Although Wayne may be dead these 35 years and the cowboy movie a relic of the century he so commandingly bestrode, you say the name now and people have an idea of a number of things: a man, an idea, an ideal, a country, an attitude, a genre. A "John Wayne movie" refers at once to a series of particular titles – Stagecoach, Red River, The Searchers, Rio Bravo, The Man Who Shot Liberty Valance, The Shootist – and a collective narrative in itself. A genre.

Perhaps the most insightful thing about Eyman's biography is that it never loses sight of what Wayne himself kept in his sights: that John Wayne was a construction, and that movies convey upon the particular figures within them – although none perhaps as indelibly as the man who was born Marion Morrison in Winterset, Iowa, in May, 1907 – a kind of semiotic potency that transcends not only the actor but the roles and the movies.

Wayne's long career, which sprawled from the 1920s to the 1970s, began to acquire its monolithic shape after director John Ford cast him as the Ringo Kid in 1939's Stagecoach (following a 10-year period when Wayne thrashed through a wilderness of western cheapies). The actor came to represent America distilled to a fantasy of determined, and sometimes belligerent, masculinity. He may not have been perfect, and it is to Eyman's credit that he restores to the Wayne persona its considerable ambiguity and internal contradictions, reminding us just how difficult it was for John Wayne to be John Wayne.

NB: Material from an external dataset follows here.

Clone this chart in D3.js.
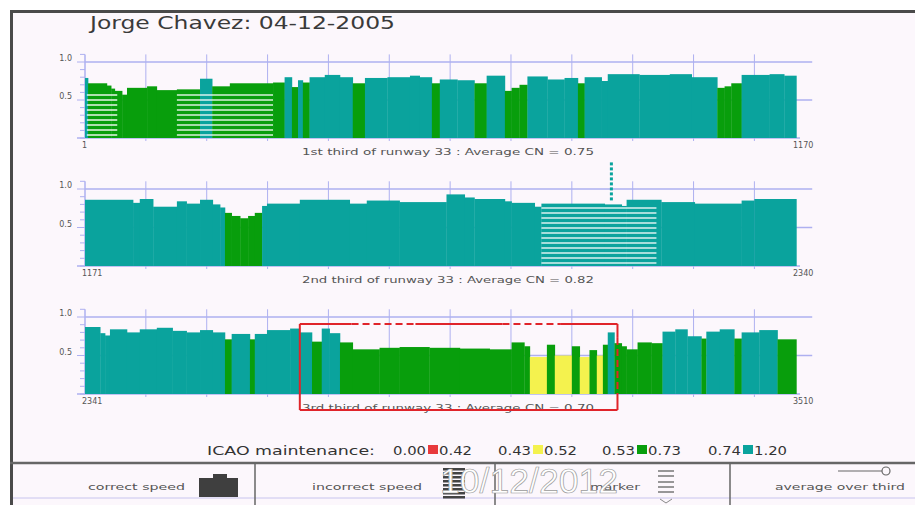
<!DOCTYPE html>
<html>
<head>
<meta charset="utf-8">
<script src="https://cdn.jsdelivr.net/npm/d3@7"></script>
<style>
  body { margin: 0; background: #fff; }
  svg { display: block; }
</style>
</head>
<body>
<svg id="chart"></svg>
<script>
// runway thirds (meters)
const thirdStart = [1, 1171, 2341];
const thirdEnd = [1170, 2340, 3510];
const thirdCaption = [
  "1st third of runway 33 : Average CN = 0.75",
  "2nd third of runway 33 : Average CN = 0.82",
  "3rd third of runway 33 : Average CN = 0.70"
];

// friction runs: [offset in third (m), CN]
const cnThird1 = [[0,0.79],[5,0.72],[36,0.69],[43,0.65],[49,0.62],[61,0.57],[69,0.66],[102,0.68],[118,0.63],
  [151,0.64],[189,0.78],[209,0.68],[238,0.72],[309,0.73],[328,0.80],[340,0.67],[350,0.76],[358,0.73],
  [369,0.80],[394,0.83],[419,0.80],[440,0.72],[460,0.79],[497,0.80],[534,0.82],[550,0.80],[570,0.72],
  [583,0.77],[612,0.76],[640,0.72],[660,0.82],[690,0.62],[701,0.66],[714,0.70],[727,0.81],[760,0.77],
  [788,0.79],[810,0.72],[821,0.80],[849,0.75],[859,0.84],[911,0.83],[961,0.84],[997,0.80],[1039,0.66],
  [1051,0.68],[1062,0.72],[1079,0.83],[1125,0.84],[1149,0.82]];
const cnThird2 = [[0,0.86],[79,0.82],[90,0.87],[112,0.77],[151,0.84],[167,0.81],[189,0.86],[210,0.80],
  [222,0.76],[230,0.69],[241,0.65],[255,0.62],[268,0.65],[279,0.69],[291,0.78],[299,0.81],[353,0.86],
  [435,0.81],[463,0.85],[517,0.83],[594,0.93],[624,0.89],[640,0.87],[690,0.84],[701,0.82],[739,0.77],
  [750,0.81],[854,0.80],[882,0.78],[890,0.86],[947,0.83],[1002,0.81],[1079,0.85],[1100,0.87]];
const cnThird3 = [[0,0.87],[25,0.79],[33,0.76],[41,0.84],[69,0.80],[90,0.84],[118,0.86],[144,0.82],
  [167,0.80],[189,0.83],[210,0.80],[230,0.71],[241,0.78],[271,0.71],[279,0.78],[299,0.83],[337,0.85],
  [353,0.80],[373,0.68],[389,0.85],[402,0.79],[419,0.67],[440,0.58],[484,0.60],[517,0.61],[566,0.60],
  [616,0.59],[665,0.58],[701,0.67],[722,0.62],[731,0.48],[759,0.64],[772,0.50],[800,0.62],[813,0.48],
  [829,0.57],[841,0.50],[851,0.64],[859,0.80],[870,0.66],[882,0.62],[890,0.58],[908,0.67],[931,0.66],
  [949,0.81],[970,0.84],[990,0.75],[1013,0.72],[1021,0.81],[1043,0.84],[1067,0.72],[1079,0.80],
  [1108,0.83],[1138,0.71]];
const cnRuns = [cnThird1, cnThird2, cnThird3];

// incorrect speed stretches and markers (offset in third, m)
const incorrectSpeed = [[[3,53],[151,309]], [[750,939]], []];
const markers = [[], [865], []];
const markerTop = 1.34;
const highlight = [353, 875]; // red box on 3rd third

// ICAO maintenance bands
const bandLow = ["0.00", "0.43", "0.53", "0.74"];
const bandHigh = ["0.42", "0.52", "0.73", "1.20"];
const bandColor = ["#e8393c", "#f4f24e", "#089e0c", "#0aa39d"];
const bandLimit = [0.425, 0.525, 0.735, 1.2];

const legendCells = ["correct speed", "incorrect speed", "marker", "average over third"];

const W = 915, H = 505;
const svg = d3.select("#chart").attr("width", W).attr("height", H)
  .style("font-family", "'DejaVu Sans', sans-serif");

svg.append("rect").attr("width", W).attr("height", H).attr("fill", "#fff");
svg.append("rect").attr("x", 11).attr("y", 11).attr("width", W - 11).attr("height", H - 11).attr("fill", "#fcf7fc");
svg.append("line").attr("x1", 10).attr("x2", W).attr("y1", 11.5).attr("y2", 11.5).attr("stroke", "#4a4a4a").attr("stroke-width", 3);
svg.append("line").attr("x1", 11.5).attr("x2", 11.5).attr("y1", 10).attr("y2", H).attr("stroke", "#4a4a4a").attr("stroke-width", 3);

svg.append("text").attr("x", 90).attr("y", 29)
  .attr("font-size", 17).attr("fill", "#3a3a3a")
  .attr("textLength", 305).attr("lengthAdjust", "spacingAndGlyphs")
  .text("Jorge Chavez:  04-12-2005");

const gridColor = "#aeb0f0";
const colorOf = v => bandColor[bandLimit.findIndex(l => v <= l)];

const x = d3.scaleLinear().domain([0, 1170]).range([85, 797]);
const panelTop = [62, 189, 317];
const panelBottom = [138, 266, 394];

cnRuns.forEach((runs, i) => {
  const y = d3.scaleLinear().domain([0, 1]).range([panelBottom[i], panelTop[i]]);
  const g = svg.append("g");

  // horizontal grid
  [1.0, 0.5].forEach(v => {
    g.append("line").attr("x1", x(0)).attr("x2", x(1195))
      .attr("y1", y(v)).attr("y2", y(v)).attr("stroke", gridColor).attr("stroke-width", 1.5);
  });
  // vertical grid
  d3.range(100, 1200, 100).forEach(m => {
    g.append("line").attr("x1", x(m)).attr("x2", x(m))
      .attr("y1", y(1.1)).attr("y2", y(0) + 3).attr("stroke", gridColor).attr("stroke-width", 1);
  });
  // baseline + y axis
  g.append("line").attr("x1", x(0) - 8).attr("x2", x(1170) + 3)
    .attr("y1", y(0)).attr("y2", y(0)).attr("stroke", gridColor).attr("stroke-width", 1.5);
  g.append("line").attr("x1", x(0)).attr("x2", x(0))
    .attr("y1", y(1.1)).attr("y2", y(0)).attr("stroke", gridColor).attr("stroke-width", 1.5);
  d3.range(0, 12).forEach(k => {
    const v = k / 10;
    const major = k === 5 || k === 10;
    g.append("line").attr("x1", x(0) - (major ? 8 : 5)).attr("x2", x(0))
      .attr("y1", y(v)).attr("y2", y(v)).attr("stroke", gridColor).attr("stroke-width", 1);
  });
  [1.0, 0.5].forEach(v => {
    g.append("text").attr("x", 72).attr("y", y(v) - 1).attr("text-anchor", "end")
      .attr("font-size", 8).attr("fill", "#555").text(v.toFixed(1));
  });

  // bars
  g.selectAll("rect.run").data(runs).enter().append("rect")
    .attr("class", "run")
    .attr("x", d => x(d[0]))
    .attr("width", (d, j) => x(j < runs.length - 1 ? runs[j + 1][0] : 1169) - x(d[0]) + 0.3)
    .attr("y", d => y(d[1]))
    .attr("height", d => y(0) - y(d[1]))
    .attr("fill", d => colorOf(d[1]));

  // incorrect speed stripes
  incorrectSpeed[i].forEach(([a, b]) => {
    const inside = runs.filter((d, j) => {
      const end = j < runs.length - 1 ? runs[j + 1][0] : 1169;
      return end > a && d[0] < b;
    });
    const topY = y(d3.min(inside, d => d[1])) + 1;
    for (let yy = y(0) - 3; yy > topY; yy -= 5) {
      g.append("line").attr("x1", x(a)).attr("x2", x(b))
        .attr("y1", yy).attr("y2", yy)
        .attr("stroke", "#ffffff").attr("stroke-opacity", 0.85).attr("stroke-width", 1.6);
    }
  });

  // markers
  markers[i].forEach(m => {
    const run = runs.filter(d => d[0] <= m).pop();
    for (let yy = y(run[1]) - 4; yy > y(markerTop); yy -= 5) {
      g.append("rect").attr("x", x(m) - 1.5).attr("y", yy - 3)
        .attr("width", 3).attr("height", 3).attr("fill", colorOf(run[1]));
    }
  });

  // distance labels + caption
  g.append("text").attr("x", 82).attr("y", y(0) + 10)
    .attr("font-size", 8).attr("fill", "#555").text(thirdStart[i]);
  g.append("text").attr("x", x(1170) - 4).attr("y", y(0) + 10)
    .attr("font-size", 8).attr("fill", "#555").text(thirdEnd[i]);
  g.append("text").attr("x", 302).attr("y", y(0) + 17)
    .attr("font-size", 9.5).attr("fill", "#555")
    .attr("textLength", 292).attr("lengthAdjust", "spacingAndGlyphs")
    .text(thirdCaption[i]);

  // red highlight box on 3rd third
  if (i === 2) {
    const red = "#e0242a";
    const x0 = x(highlight[0]), x1 = x(highlight[1]);
    const yT = y(0.91), yB = y(0) + 16;
    const seg = (ax, ay, bx, by, dash) => g.append("line")
      .attr("x1", ax).attr("y1", ay).attr("x2", bx).attr("y2", by)
      .attr("stroke", red).attr("stroke-width", 2)
      .attr("stroke-dasharray", dash ? "7,4" : null);
    seg(x0, yT, x0, yB, false);
    seg(x0, yB, x1, yB, false);
    seg(x0, yT, x(438), yT, false);
    seg(x(438), yT, x(543), yT, true);
    seg(x(543), yT, x(686), yT, false);
    seg(x(686), yT, x(782), yT, true);
    seg(x(782), yT, x1, yT, false);
    seg(x1, yT, x1, yT + 14, false);
    seg(x1, yT + 14, x1, yB - 14, true);
    seg(x1, yB - 14, x1, yB, false);
  }
});

// ICAO legend row
const leg = svg.append("g").attr("font-size", 13).attr("fill", "#333");
leg.append("text").attr("x", 207).attr("y", 455)
  .attr("textLength", 168).attr("lengthAdjust", "spacingAndGlyphs").text("ICAO maintenance:");
const bandX = [393, 498, 602, 708];
bandLow.forEach((lo, k) => {
  const bx = bandX[k];
  leg.append("text").attr("x", bx).attr("y", 455).attr("textLength", 33).attr("lengthAdjust", "spacingAndGlyphs").text(lo);
  leg.append("rect").attr("x", bx + 35).attr("y", 445).attr("width", 10).attr("height", 9).attr("fill", bandColor[k]);
  leg.append("text").attr("x", bx + 46).attr("y", 455).attr("textLength", 33).attr("lengthAdjust", "spacingAndGlyphs").text(bandHigh[k]);
});

// bottom key row
svg.append("line").attr("x1", 10).attr("x2", W).attr("y1", 463).attr("y2", 463).attr("stroke", "#666").attr("stroke-width", 2.5);
svg.append("line").attr("x1", 13).attr("x2", W).attr("y1", 498).attr("y2", 498).attr("stroke", "#c8c4ee").attr("stroke-width", 1);
[255, 495, 730].forEach(dx => {
  svg.append("line").attr("x1", dx).attr("x2", dx).attr("y1", 463).attr("y2", H).attr("stroke", "#666").attr("stroke-width", 1.5);
});
const cellTextX = [88, 312, 590, 775];
const cellTextW = [97, 110, 50, 130];
legendCells.forEach((t, k) => {
  svg.append("text").attr("x", cellTextX[k]).attr("y", 490)
    .attr("font-size", 9).attr("fill", "#555")
    .attr("textLength", cellTextW[k]).attr("lengthAdjust", "spacingAndGlyphs").text(t);
});
// correct speed icon
svg.append("rect").attr("x", 199).attr("y", 478).attr("width", 39).attr("height", 19).attr("fill", "#3f3f3f");
svg.append("rect").attr("x", 213).attr("y", 474).attr("width", 14).attr("height", 5).attr("fill", "#3f3f3f");
// incorrect speed icon
d3.range(468, 498, 4).forEach(yy => {
  svg.append("rect").attr("x", 443).attr("y", yy).attr("width", 22).attr("height", 2.5).attr("fill", "#444");
});
// marker icon
[471, 476, 482, 487, 492].forEach(yy => {
  svg.append("line").attr("x1", 658).attr("x2", 674).attr("y1", yy).attr("y2", yy)
    .attr("stroke", "#777").attr("stroke-width", 1.5);
});
svg.append("path").attr("d", "M660,499 L666,503 L672,499").attr("fill", "none").attr("stroke", "#888");
// average over third icon
svg.append("line").attr("x1", 838).attr("x2", 882).attr("y1", 471).attr("y2", 471).attr("stroke", "#666").attr("stroke-width", 1.2);
svg.append("circle").attr("cx", 886).attr("cy", 471).attr("r", 4).attr("fill", "#fcf7fc").attr("stroke", "#666").attr("stroke-width", 1.2);

// date stamp
svg.append("text").attr("x", 440).attr("y", 493)
  .attr("font-size", 35).attr("font-family", "'Liberation Sans', Arial, sans-serif")
  .attr("fill", "#ffffff").attr("stroke", "#9a9a9a").attr("stroke-width", 0.7)
  .attr("textLength", 178).attr("lengthAdjust", "spacingAndGlyphs")
  .text("10/12/2012");
</script>
</body>
</html>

If the actor endured often horrendous humiliation meted under the brilliant but cruel and demanding father-figure Ford (who directed him to his greatest performance in The Searchers), and if Wayne grew increasingly determined to chart his own career as a producer and director, it's because he felt no one understood his contract with the public as clearly he did. If a script had too many words, he'd trim them, because he knew that the less said by John Wayne, the more authentically John Wayne the script was.

In one of the book's many revealing passages, he erupts in a screening room when he sees how Don Seigel, who directed his elegiac final fadeout The Shootist, had cut in a scene in which a double for the actor shoots a man in the back. "Wait a goddamn minute!" Wayne roared. "I've never shot anybody in the back and I'm not going to start now." The scene was redone.

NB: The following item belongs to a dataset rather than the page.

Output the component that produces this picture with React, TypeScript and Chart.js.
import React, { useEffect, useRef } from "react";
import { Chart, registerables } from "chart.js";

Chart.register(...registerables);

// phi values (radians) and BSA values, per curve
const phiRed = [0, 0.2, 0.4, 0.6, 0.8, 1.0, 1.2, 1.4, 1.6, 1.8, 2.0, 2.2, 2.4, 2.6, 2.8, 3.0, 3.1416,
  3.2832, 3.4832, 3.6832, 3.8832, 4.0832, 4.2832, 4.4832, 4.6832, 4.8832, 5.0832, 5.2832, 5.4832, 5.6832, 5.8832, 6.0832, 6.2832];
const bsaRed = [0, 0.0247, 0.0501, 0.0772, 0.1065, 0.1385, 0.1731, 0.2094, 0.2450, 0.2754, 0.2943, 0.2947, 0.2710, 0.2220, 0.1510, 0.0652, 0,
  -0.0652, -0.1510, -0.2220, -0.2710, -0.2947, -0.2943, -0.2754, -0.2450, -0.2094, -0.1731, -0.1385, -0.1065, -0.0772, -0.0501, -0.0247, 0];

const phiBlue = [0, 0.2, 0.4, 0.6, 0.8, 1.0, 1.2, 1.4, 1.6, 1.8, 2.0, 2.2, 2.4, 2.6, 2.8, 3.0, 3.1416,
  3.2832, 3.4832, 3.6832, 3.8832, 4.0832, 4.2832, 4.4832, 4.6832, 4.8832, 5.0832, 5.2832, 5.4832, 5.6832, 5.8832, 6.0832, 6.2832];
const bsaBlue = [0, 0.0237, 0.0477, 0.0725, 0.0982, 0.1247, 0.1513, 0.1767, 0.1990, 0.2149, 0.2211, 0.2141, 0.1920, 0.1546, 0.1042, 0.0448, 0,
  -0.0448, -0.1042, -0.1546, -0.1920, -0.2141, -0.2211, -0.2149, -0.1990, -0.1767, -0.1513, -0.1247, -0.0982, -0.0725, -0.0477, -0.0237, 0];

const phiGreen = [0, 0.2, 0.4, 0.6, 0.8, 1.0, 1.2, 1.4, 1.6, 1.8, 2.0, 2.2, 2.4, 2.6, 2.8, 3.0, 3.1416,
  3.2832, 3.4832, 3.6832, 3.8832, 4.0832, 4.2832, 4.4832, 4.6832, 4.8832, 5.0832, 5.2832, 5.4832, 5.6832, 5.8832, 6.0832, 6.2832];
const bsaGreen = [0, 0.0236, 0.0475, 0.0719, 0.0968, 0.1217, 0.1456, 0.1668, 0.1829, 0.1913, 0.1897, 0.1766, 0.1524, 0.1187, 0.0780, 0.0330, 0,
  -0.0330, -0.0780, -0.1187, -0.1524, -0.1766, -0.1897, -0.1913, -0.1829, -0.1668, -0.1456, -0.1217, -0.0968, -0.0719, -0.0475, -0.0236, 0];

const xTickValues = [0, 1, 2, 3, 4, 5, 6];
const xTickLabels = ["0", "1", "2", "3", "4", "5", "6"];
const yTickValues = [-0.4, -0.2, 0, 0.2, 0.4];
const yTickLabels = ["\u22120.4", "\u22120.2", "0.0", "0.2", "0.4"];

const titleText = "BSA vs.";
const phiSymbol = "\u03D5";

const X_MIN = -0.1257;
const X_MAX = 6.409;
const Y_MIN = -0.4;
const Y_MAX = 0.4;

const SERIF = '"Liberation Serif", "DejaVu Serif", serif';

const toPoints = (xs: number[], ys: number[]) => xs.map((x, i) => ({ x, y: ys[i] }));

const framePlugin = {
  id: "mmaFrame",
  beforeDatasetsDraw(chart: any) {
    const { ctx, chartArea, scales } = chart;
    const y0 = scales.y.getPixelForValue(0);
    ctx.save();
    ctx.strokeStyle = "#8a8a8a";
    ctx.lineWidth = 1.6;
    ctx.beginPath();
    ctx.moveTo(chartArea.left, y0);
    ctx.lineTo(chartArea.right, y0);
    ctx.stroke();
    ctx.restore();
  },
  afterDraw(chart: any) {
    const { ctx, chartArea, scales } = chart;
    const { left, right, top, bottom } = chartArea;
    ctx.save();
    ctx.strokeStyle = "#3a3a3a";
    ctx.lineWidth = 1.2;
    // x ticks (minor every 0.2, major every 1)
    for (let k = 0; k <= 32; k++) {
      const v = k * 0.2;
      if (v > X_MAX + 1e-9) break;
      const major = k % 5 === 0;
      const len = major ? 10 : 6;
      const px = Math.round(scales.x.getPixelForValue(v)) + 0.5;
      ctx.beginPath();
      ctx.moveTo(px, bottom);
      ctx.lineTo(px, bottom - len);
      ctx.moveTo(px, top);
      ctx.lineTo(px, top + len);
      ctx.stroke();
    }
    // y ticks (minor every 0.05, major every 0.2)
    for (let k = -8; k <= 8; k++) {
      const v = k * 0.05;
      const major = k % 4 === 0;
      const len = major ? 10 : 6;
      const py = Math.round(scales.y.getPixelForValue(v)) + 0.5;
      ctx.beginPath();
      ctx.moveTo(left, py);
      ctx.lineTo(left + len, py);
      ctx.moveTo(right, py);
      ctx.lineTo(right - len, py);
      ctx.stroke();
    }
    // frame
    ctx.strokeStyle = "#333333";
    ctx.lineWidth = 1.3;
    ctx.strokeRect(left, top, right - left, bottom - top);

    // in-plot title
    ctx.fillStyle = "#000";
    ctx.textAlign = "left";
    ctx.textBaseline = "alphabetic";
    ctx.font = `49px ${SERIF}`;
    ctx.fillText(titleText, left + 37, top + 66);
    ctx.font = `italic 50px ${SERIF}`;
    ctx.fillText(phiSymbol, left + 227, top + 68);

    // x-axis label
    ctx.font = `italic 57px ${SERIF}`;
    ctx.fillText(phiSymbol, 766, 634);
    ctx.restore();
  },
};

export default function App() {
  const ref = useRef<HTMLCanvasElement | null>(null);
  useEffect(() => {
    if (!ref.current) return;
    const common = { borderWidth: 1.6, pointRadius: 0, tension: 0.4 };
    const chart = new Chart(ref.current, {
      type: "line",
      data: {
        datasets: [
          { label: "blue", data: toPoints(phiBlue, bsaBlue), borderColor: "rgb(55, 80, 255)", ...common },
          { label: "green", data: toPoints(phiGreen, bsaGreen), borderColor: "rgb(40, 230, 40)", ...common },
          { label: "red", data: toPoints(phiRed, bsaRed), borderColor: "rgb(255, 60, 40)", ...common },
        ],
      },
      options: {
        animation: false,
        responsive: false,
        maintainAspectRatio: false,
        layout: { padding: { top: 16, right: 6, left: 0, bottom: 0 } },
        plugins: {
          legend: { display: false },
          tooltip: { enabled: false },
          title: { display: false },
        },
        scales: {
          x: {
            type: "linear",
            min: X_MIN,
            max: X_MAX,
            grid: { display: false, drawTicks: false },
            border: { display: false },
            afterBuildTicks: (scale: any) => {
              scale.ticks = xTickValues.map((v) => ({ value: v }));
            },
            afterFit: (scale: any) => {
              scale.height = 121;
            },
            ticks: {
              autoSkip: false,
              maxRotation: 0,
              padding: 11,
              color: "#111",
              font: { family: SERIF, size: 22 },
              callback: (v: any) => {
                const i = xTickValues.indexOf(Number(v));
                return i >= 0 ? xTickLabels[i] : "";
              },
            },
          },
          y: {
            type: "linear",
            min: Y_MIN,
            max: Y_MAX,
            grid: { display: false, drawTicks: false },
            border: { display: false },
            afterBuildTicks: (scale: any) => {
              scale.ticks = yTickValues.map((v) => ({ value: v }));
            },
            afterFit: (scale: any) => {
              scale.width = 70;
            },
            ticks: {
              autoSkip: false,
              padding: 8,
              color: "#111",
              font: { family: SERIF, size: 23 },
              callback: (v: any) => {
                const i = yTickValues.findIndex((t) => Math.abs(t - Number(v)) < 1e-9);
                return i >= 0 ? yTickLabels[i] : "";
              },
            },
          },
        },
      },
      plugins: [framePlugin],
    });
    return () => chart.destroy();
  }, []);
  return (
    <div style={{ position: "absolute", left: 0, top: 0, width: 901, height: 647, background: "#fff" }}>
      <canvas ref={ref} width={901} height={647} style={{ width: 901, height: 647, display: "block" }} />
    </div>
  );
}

In the 1960s, a period that saw the merciless revision of the western, Wayne was derided for precisely what Eyman insists was his greatest and most subtle strength: his phenomenal instincts as a screen actor, someone who innately understood the way the camera registers the least of gestures – a furrowed brow, a walk, the pause between words – as drama itself.

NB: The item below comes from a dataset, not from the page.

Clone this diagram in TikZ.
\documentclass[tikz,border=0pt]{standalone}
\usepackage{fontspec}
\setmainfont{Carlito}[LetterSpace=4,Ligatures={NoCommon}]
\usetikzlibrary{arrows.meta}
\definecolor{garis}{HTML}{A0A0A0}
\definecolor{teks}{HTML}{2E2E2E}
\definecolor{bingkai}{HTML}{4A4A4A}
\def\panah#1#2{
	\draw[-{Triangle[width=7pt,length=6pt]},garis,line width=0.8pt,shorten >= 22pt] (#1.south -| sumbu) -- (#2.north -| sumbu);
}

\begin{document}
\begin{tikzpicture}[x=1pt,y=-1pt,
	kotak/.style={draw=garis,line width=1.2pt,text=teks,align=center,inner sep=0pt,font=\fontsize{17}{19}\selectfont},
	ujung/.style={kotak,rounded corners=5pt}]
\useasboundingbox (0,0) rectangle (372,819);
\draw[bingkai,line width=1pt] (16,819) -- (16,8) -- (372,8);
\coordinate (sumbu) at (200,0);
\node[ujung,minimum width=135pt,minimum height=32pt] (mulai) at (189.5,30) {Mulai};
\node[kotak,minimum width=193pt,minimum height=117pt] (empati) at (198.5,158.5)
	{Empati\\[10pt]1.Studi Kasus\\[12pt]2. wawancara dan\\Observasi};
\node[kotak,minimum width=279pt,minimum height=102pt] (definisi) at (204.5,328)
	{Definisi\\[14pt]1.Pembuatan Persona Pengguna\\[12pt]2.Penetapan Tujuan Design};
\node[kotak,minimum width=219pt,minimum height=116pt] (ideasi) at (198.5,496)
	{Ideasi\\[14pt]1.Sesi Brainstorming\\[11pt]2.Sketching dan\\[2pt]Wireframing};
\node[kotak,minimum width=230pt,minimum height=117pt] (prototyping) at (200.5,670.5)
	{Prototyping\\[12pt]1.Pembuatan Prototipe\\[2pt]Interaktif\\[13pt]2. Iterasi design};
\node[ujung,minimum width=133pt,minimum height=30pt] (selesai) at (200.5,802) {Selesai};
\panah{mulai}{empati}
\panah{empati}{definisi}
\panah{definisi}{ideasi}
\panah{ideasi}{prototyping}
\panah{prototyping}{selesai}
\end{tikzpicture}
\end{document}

Here's Eyman on the impact of the actor's "annunciation" as a star, playing the Kid in Stagecoach: "Wayne became more than a star for his time; rather he became indivisibly associated with America itself, even if it was an America that was dead by the time he was born, and he was personifying a folklore easier to locate in the nineteenth century than the twentieth."

In this sense, he argues, Wayne was among the greatest of screen actors, a guy who understood that sometimes all it took to become a character, even a character as imposing and indelible as John Wayne, was to simply be.